Claims Retrospective: Trust but Verify – Relying on Client-Provided Information Can Lead to Claims
Business is booming. Engineers and surveyors across the country are working longer hours to try to meet the greater demand for services. While this is great news for job security and profits, many engineers and surveyors are struggling to keep up with the demand and to keep clients satisfied. There is certainly temptation to rely on convenient sources for information that would usually be obtained elsewhere through greater effort. For example, engineers and surveyors may be tempted to rely on information provided by their clients to the exclusion of other, more reliable sources.
Unfortunately, clients usually have an interest in the project, which may color the information that they provide. Even if clients are not intending to provide false or misleading information, their information is generally not as accurate as a disinterested third parties’ information, such as a municipality’s, might be. Moreover, the best information is that which is verified by independent, trusted testing, surveying, etc.

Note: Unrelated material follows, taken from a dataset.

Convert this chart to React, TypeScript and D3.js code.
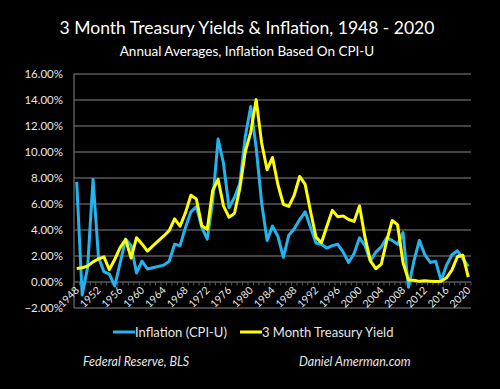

There has been a recent increase in claims resulting from engineers and surveyors relying upon inaccurate and/or incomplete information provided by clients (or other interested parties). One such typical claim is where the client provided the insured surveyor with previous plats and surveys. The surveyor then relies on the client-provided plats and surveys in completing its survey, only to later discover that the client-provided documents were inaccurate, rending the insured surveyor’s survey inaccurate as well. Unfortunately, by the time the error is discovered, often times, a third-party has already relied on the insured surveyor’s erroneous survey. For example, a third-party has bought the subject property only to find out the boundary lines are not where they expected, or a builder has begun building a structure on the property within an easement or within the required setbacks or even building a structure onto the neighboring property.
However, these types of claims can be avoided if the surveyor cross-checks the information received by the client with the information available from other sources and/or physically locates certain markers in and around the subject property before completing its survey. While this advice may sound obvious, both surveyors and engineers alike have fallen victim to the temptation of taking the shortcut of simply relying on the information provided by their clients (or other interested parties). Unfortunately, the cost of resolving the resulting claim is almost always greater than the time and expense that the engineer or surveyor saved by taking the shortcut.
It is certainly understandable and even desirable that engineers and surveyors build trust with their clients. However, when it comes to information provided by clients (or other parties interested in the project), the engineer or surveyor should “trust but verify.” Indeed, in most scenarios, the clients’ information is probably best used in conjunction with the other information available to the engineer or surveyor, either through other available records or through independent research, testing, analysis, surveying, etc.